I'm using flock() for inter-process named mutexes (i.e. some process can decide to hold a lock on "some_name", which is implemented by locking a file named "some_name" in a temp directory:
lockfile = "/tmp/some_name.lock";
fd = open(lockfile, O_CREAT);
flock(fd, LOCK_EX);
do_something();
unlink(lockfile);
flock(fd, LOCK_UN);
The lock file should be removed at some point, to avoid filling the temp directory with hundreds of files.
However, there is an obvious race condition in this code; example with processes A, B and C:
A opens file
A locks file
B opens file
A unlinks file
A unlocks file
B locks file (B holds a lock on the deleted file)
C opens file (a new file one is created)
C locks file (two processes hold the same named mutex !)

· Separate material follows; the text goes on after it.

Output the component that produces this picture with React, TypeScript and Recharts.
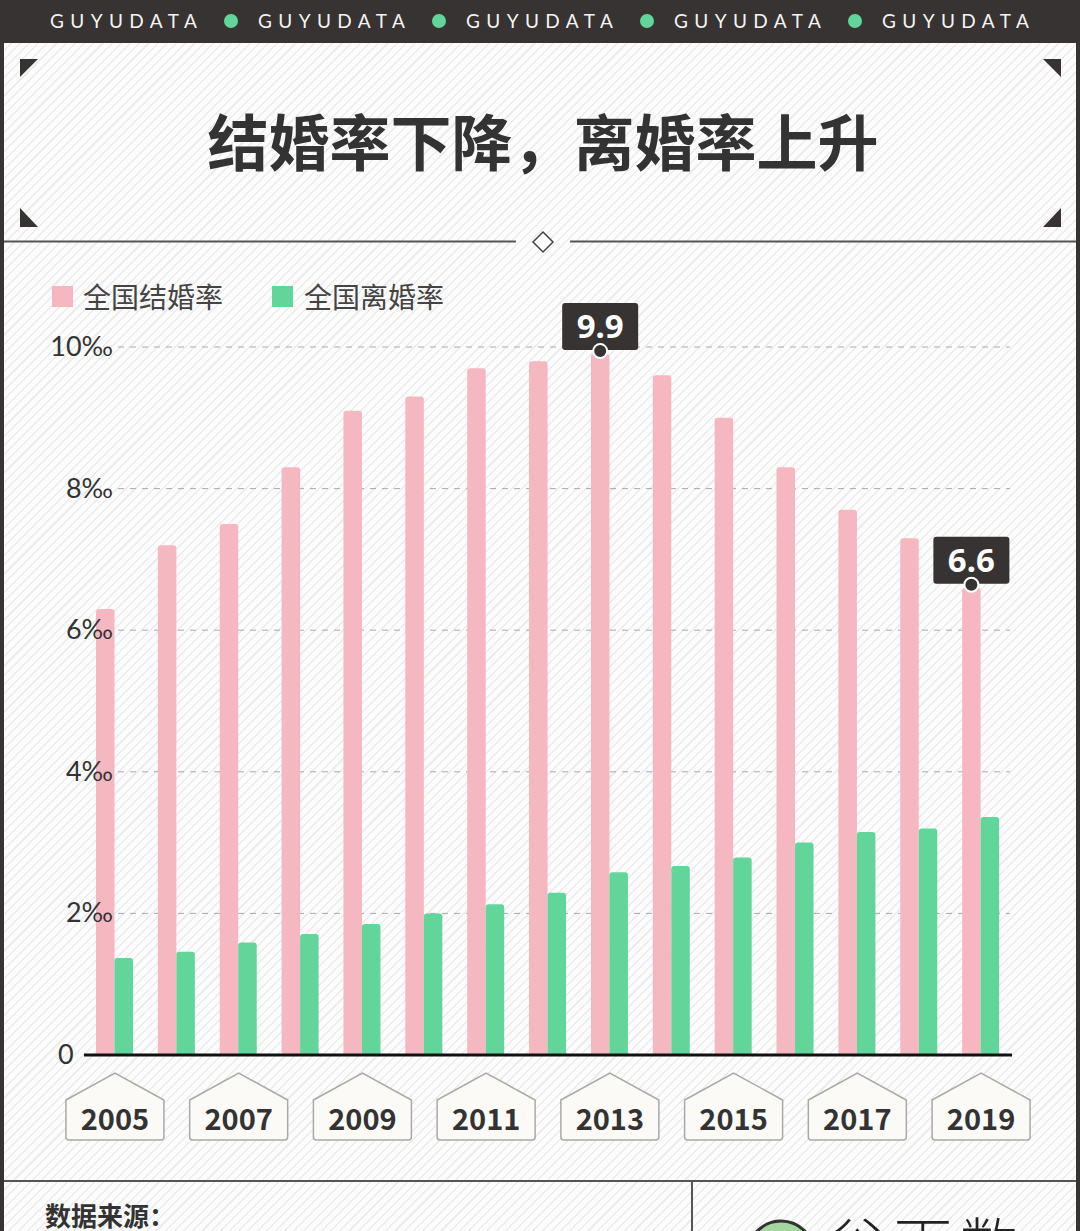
import { BarChart, Bar, XAxis, YAxis, CartesianGrid, LabelList } from 'recharts';

const years = ['2005', '2006', '2007', '2008', '2009', '2010', '2011', '2012', '2013', '2014', '2015', '2016', '2017', '2018', '2019'];
const marriageRate = [6.3, 7.2, 7.5, 8.3, 9.1, 9.3, 9.7, 9.8, 9.9, 9.6, 9.0, 8.3, 7.7, 7.3, 6.6];
const divorceRate = [1.37, 1.46, 1.59, 1.71, 1.85, 2.0, 2.13, 2.29, 2.58, 2.67, 2.79, 3.0, 3.15, 3.2, 3.36];
const yTicks = [0, 2, 4, 6, 8, 10];
const labeledYears = ['2013', '2019'];
const seriesNames = ['全国结婚率', '全国离婚率'];

const PINK = '#f5b8c0';
const GREEN = '#62d69a';
const DARK = '#373332';

const data = years.map((y, i) => ({ year: y, marriage: marriageRate[i], divorce: divorceRate[i] }));

const YearTick = (props: any) => {
    const { x, y, payload } = props;
    const w = 49;
    const path = `M ${x - w} ${y + 45} L ${x} ${y + 18} L ${x + w} ${y + 45} L ${x + w} ${y + 82} Q ${x + w} ${y + 85} ${x + w - 3} ${y + 85} L ${x - w + 3} ${y + 85} Q ${x - w} ${y + 85} ${x - w} ${y + 82} Z`;
    return (
        <g>
            <path d={path} fill="#fbfaf7" stroke="#a9a9a9" strokeWidth={1.5} />
            <text x={x} y={y + 75} textAnchor="middle" fontSize={29} fontWeight={700} fill="#333"
                fontFamily="'Noto Sans CJK SC', 'Noto Sans', sans-serif">{payload.value}</text>
        </g>
    );
};

const RateTick = (props: any) => {
    const { x, y, payload } = props;
    const zero = payload.value === 0;
    return (
        <text x={zero ? x - 26 : x + 29} y={y + 9} textAnchor={zero ? 'start' : 'end'} fontSize={27}
            fill="#333" fontFamily="Lato, 'Noto Sans', sans-serif">
            {zero ? '0' : `${payload.value}‰`}
        </text>
    );
};

const GridLine = (props: any) => {
    const { x1, x2, y1, index } = props;
    if (index === 0 || Math.abs(y1 - 1055) < 2) return <g key={`g-${index}`} />;
    return <line key={`g-${index}`} x1={x1 + 34} x2={x2 - 2} y1={y1} y2={y1} stroke="#aaa" strokeWidth={1} strokeDasharray="6 6" />;
};

const Callout = (props: any) => {
    const { x, y, width, value, index } = props;
    if (!labeledYears.includes(years[index])) return null;
    const cx = x + width / 2;
    return (
        <g>
            <rect x={cx - 38} y={y - 51} width={76} height={47} rx={3} fill={DARK} />
            <text x={cx} y={y - 16} textAnchor="middle" fontSize={33} fontWeight={700} fill="#fff"
                fontFamily="'Noto Sans', sans-serif">{Number(value).toFixed(1)}</text>
            <circle cx={cx} cy={y - 3} r={7} fill={DARK} stroke="#fff" strokeWidth={2} />
        </g>
    );
};

export default function App() {
    const stripes = 'repeating-linear-gradient(135deg, #fcfcfc 0px, #fcfcfc 5px, #ececec 5px, #ececec 6.5px)';
    const cjk = "'Noto Sans CJK SC', sans-serif";
    return (
        <div style={{ position: 'absolute', left: 0, top: 0, width: 1080, height: 1231, overflow: 'hidden', background: stripes }}>
            {/* top brand bar */}
            <div style={{ position: 'absolute', left: 0, top: 0, width: 1080, height: 43, background: DARK }}>
                {[0, 1, 2, 3, 4].map(i => (
                    <div key={i}>
                        <div style={{ position: 'absolute', left: 50 + i * 208, top: 9, color: '#f4f4f4', fontSize: 19, letterSpacing: 6.4, fontFamily: 'Lato, sans-serif', lineHeight: '24px' }}>GUYUDATA</div>
                        {i < 4 && <div style={{ position: 'absolute', left: 224 + i * 208, top: 14, width: 14, height: 14, borderRadius: 7, background: GREEN }} />}
                    </div>
                ))}
            </div>
            {/* side borders */}
            <div style={{ position: 'absolute', left: 0, top: 0, width: 4, height: 1231, background: DARK }} />
            <div style={{ position: 'absolute', right: 0, top: 0, width: 4, height: 1231, background: DARK }} />

            <svg width={1080} height={1231} style={{ position: 'absolute', left: 0, top: 0 }}>
                <polygon points="20,59 38,59 20,77" fill={DARK} />
                <polygon points="1043,59 1061,59 1061,77" fill={DARK} />
                <polygon points="20,208 20,227 38,227" fill={DARK} />
                <polygon points="1061,208 1061,227 1043,227" fill={DARK} />
                <line x1={4} x2={516} y1={241.5} y2={241.5} stroke="#555" strokeWidth={2} />
                <line x1={570} x2={1076} y1={241.5} y2={241.5} stroke="#555" strokeWidth={2} />
                <polygon points="543,232 553,242 543,252 533,242" fill="#fff" stroke="#444" strokeWidth={1.5} />
                <line x1={4} x2={1076} y1={1181} y2={1181} stroke="#555" strokeWidth={2} />
                <line x1={692} x2={692} y1={1181} y2={1231} stroke="#555" strokeWidth={2} />
                <circle cx={781} cy={1254} r={33} fill="#a5d6a0" stroke="#333" strokeWidth={3} />
            </svg>

            <div style={{ position: 'absolute', left: 0, width: 1086, top: 98, textAlign: 'center', fontSize: 61, fontWeight: 700, color: '#333', fontFamily: cjk, lineHeight: '84px' }}>
                结婚率下降，离婚率上升
            </div>

            {/* legend */}
            <div style={{ position: 'absolute', left: 52, top: 276, display: 'flex', alignItems: 'center', fontFamily: cjk, fontSize: 28, color: '#444' }}>
                <span style={{ width: 21, height: 21, background: PINK, display: 'inline-block', marginRight: 10 }} />
                <span style={{ marginRight: 49 }}>{seriesNames[0]}</span>
                <span style={{ width: 21, height: 21, background: GREEN, display: 'inline-block', marginRight: 11 }} />
                <span>{seriesNames[1]}</span>
            </div>

            <div style={{ position: 'absolute', left: 45, top: 1197, fontSize: 26, fontWeight: 700, color: '#333', fontFamily: cjk, lineHeight: '36px' }}>数据来源：</div>
            <div style={{ position: 'absolute', left: 828, top: 1206, fontSize: 58, color: '#222', fontFamily: cjk, fontWeight: 300, letterSpacing: 8, lineHeight: '70px' }}>谷雨数据</div>

            <div style={{ position: 'absolute', left: 0, top: 0 }}>
                <BarChart width={1080} height={1231} data={data} margin={{ top: 347, right: 68, bottom: 56, left: 0 }} barGap={0} barSize={18.5}>
                    <CartesianGrid vertical={false} horizontal={GridLine as any} />
                    <XAxis dataKey="year" interval={1} tickSize={0} tickMargin={0} height={120} tick={<YearTick />}
                        axisLine={{ stroke: '#111', strokeWidth: 3 }} tickLine={false} />
                    <YAxis domain={[0, 10]} ticks={yTicks} width={84} tickSize={0} tickMargin={0} axisLine={false} tickLine={false} tick={<RateTick />} />
                    <Bar dataKey="marriage" name={seriesNames[0]} fill={PINK} radius={[3, 3, 0, 0]} isAnimationActive={false}>
                        <LabelList dataKey="marriage" content={<Callout />} />
                    </Bar>
                    <Bar dataKey="divorce" name={seriesNames[1]} fill={GREEN} radius={[3, 3, 0, 0]} isAnimationActive={false} />
                </BarChart>
            </div>
        </div>
    );
}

Is there a way to remove the lock file at some point without introducing this race condition ?
Sorry if I reply to a dead question:
After locking the file, open another copy of it, fstat both copies and check the inode number, like this:
lockfile = "/tmp/some_name.lock";
while(1) {
fd = open(lockfile, O_CREAT);
flock(fd, LOCK_EX);
fstat(fd, &st0);
stat(lockfile, &st1);
if(st0.st_ino == st1.st_ino) break;
close(fd);
}
do_something();
unlink(lockfile);
flock(fd, LOCK_UN);
This prevents the race condition, because if a program holds a lock on a file that is still on the file system, every other program that has a leftover file will have a wrong inode number.
I actually proved it in the state-machine model, using the following properties:
If P_i has a descriptor locked on the filesystem then no other process is in the critical section.
If P_i is after the stat with the right inode or in the critical section it has the descriptor locked on the filesystem.